§ Given task: Which lines in the records below contain the word "with"? Copy each of them.

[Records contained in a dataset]
↓↓↓

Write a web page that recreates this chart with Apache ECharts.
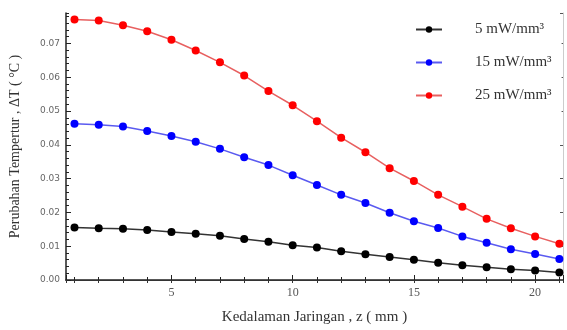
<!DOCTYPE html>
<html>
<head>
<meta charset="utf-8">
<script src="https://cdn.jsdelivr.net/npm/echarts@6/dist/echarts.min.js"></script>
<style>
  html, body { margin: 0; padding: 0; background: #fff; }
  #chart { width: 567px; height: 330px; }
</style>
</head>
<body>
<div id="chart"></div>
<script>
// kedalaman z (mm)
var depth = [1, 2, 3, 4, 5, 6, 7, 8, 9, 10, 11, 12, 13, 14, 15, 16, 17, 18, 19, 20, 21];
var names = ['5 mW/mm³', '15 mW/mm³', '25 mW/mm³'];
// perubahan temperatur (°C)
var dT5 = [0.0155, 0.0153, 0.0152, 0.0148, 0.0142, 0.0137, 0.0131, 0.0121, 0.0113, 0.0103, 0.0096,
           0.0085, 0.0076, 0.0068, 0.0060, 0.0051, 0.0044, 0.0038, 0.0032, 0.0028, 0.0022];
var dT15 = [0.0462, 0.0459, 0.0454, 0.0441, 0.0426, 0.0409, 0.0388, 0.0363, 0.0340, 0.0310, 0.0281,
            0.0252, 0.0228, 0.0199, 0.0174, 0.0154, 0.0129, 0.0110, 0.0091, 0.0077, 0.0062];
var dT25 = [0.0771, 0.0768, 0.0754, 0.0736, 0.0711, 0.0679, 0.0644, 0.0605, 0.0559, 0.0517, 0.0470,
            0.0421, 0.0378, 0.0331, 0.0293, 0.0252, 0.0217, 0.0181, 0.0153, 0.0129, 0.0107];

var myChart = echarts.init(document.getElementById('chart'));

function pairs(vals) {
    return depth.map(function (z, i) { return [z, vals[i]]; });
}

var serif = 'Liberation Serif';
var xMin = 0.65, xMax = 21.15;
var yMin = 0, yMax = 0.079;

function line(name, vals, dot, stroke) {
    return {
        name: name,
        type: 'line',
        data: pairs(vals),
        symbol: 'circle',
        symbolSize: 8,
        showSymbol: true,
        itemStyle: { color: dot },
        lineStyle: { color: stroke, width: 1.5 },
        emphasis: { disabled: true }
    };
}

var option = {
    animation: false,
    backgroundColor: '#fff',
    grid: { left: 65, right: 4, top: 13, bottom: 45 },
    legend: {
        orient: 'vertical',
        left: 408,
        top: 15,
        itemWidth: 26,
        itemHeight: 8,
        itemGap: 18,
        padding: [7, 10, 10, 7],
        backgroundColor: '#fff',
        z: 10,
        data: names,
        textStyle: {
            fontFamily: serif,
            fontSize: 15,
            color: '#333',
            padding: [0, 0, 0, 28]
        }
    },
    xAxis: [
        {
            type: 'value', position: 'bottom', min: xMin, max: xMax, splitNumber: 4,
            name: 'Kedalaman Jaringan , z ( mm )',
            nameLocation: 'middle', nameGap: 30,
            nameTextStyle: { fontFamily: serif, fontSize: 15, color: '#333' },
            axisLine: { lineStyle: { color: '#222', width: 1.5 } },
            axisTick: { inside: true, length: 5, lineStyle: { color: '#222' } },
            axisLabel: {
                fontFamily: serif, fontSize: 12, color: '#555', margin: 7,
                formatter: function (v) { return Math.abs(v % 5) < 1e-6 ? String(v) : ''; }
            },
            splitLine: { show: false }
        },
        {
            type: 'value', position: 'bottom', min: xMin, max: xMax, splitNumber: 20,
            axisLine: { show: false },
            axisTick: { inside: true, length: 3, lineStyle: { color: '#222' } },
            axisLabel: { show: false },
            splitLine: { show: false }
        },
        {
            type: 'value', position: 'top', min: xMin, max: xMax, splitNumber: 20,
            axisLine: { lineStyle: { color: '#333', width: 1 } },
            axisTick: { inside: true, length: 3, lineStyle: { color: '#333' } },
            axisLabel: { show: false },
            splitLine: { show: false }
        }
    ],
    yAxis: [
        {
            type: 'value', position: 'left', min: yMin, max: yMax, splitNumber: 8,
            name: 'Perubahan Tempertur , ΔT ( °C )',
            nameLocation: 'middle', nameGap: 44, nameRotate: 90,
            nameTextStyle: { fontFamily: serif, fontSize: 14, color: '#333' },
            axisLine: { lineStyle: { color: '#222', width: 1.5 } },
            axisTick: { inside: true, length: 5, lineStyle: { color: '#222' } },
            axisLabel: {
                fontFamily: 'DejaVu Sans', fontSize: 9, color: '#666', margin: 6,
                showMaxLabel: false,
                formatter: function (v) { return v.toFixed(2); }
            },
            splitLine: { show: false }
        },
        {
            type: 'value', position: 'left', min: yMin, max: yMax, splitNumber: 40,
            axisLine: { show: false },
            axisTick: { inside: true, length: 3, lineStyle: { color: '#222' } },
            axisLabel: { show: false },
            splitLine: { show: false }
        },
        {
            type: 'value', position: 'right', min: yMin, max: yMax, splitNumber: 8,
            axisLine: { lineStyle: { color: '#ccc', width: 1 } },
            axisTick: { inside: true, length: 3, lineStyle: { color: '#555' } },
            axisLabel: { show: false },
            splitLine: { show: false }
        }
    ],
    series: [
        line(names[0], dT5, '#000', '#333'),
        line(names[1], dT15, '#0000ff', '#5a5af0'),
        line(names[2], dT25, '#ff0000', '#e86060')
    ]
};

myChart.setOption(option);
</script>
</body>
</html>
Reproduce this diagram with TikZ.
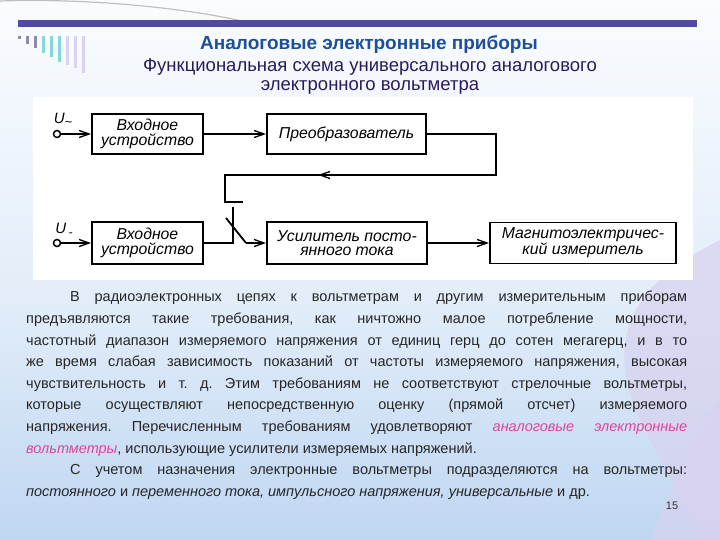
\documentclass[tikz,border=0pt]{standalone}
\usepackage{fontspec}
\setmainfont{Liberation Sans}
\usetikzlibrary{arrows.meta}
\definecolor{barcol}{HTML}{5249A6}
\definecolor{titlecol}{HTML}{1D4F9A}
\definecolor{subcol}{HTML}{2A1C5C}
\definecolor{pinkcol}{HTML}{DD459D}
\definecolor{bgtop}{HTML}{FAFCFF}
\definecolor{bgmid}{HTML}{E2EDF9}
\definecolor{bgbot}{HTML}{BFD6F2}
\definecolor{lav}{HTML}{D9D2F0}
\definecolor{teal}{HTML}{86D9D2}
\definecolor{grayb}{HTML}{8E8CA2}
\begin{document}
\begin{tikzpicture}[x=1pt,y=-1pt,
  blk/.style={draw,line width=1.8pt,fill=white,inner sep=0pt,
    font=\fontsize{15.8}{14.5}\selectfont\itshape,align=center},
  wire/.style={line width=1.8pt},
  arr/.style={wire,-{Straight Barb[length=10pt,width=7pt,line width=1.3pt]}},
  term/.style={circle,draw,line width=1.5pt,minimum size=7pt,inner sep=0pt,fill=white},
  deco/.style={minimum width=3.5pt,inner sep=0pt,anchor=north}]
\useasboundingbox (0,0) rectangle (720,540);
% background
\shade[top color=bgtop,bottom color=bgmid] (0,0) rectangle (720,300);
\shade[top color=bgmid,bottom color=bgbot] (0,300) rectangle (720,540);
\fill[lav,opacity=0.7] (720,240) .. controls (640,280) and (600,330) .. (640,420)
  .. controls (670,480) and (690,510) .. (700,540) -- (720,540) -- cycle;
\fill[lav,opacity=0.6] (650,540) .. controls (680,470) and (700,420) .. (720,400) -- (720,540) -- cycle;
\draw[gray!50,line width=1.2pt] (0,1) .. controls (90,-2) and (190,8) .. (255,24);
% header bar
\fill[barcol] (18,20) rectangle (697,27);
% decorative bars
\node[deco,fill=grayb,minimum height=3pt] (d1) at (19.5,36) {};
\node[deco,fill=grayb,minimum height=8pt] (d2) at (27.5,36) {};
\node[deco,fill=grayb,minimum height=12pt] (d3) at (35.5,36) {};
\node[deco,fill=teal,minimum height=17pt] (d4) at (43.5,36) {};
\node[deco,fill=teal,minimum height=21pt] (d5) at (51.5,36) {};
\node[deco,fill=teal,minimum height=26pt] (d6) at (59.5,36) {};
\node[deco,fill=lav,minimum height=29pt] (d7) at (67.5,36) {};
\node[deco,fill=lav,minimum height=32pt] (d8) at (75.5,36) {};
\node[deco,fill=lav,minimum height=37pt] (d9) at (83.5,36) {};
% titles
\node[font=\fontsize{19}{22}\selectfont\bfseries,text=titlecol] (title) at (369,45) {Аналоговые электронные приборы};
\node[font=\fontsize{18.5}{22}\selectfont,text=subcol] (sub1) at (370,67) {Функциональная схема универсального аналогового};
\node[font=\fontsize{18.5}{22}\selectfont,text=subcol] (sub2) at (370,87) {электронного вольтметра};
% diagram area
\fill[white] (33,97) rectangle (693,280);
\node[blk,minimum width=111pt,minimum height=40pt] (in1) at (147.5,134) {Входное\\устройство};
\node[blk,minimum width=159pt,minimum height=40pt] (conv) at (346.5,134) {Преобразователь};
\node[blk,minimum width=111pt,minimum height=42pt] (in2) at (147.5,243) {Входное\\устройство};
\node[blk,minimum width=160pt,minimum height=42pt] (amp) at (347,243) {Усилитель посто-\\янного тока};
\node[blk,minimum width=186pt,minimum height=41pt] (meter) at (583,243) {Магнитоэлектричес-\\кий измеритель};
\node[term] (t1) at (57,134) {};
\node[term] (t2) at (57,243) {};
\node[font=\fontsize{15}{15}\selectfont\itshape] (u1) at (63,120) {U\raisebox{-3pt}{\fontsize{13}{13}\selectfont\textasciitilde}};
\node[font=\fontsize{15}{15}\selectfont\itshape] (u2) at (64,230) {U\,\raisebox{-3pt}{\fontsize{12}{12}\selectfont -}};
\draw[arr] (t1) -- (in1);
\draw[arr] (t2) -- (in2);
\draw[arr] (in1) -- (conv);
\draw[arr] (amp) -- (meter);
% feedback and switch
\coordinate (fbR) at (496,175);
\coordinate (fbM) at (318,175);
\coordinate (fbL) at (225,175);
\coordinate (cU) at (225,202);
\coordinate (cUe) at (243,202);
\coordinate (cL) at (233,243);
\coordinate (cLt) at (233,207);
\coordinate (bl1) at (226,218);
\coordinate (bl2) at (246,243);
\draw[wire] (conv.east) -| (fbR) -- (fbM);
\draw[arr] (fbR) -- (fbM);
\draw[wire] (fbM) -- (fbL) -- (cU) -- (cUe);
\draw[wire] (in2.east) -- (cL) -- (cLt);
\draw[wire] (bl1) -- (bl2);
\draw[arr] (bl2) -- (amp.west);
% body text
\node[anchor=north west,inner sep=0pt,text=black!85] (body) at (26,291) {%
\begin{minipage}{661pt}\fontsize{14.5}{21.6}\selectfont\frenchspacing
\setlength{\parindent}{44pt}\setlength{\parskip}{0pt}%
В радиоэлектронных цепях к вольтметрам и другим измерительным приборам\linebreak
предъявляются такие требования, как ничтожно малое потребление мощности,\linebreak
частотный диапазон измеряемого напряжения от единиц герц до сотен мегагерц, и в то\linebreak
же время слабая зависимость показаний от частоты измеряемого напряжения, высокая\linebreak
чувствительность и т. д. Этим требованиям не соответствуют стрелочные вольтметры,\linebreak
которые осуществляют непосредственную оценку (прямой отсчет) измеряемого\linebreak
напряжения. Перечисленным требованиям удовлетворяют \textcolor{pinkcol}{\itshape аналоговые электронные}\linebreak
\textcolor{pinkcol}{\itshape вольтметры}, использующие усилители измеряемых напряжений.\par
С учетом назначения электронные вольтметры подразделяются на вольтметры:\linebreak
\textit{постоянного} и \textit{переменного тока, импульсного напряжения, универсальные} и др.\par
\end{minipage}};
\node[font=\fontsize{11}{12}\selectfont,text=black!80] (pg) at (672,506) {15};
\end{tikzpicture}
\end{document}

↑↑↑

§ Full solution:
Write a web page that recreates this chart with Apache ECharts.
Reproduce this diagram with TikZ.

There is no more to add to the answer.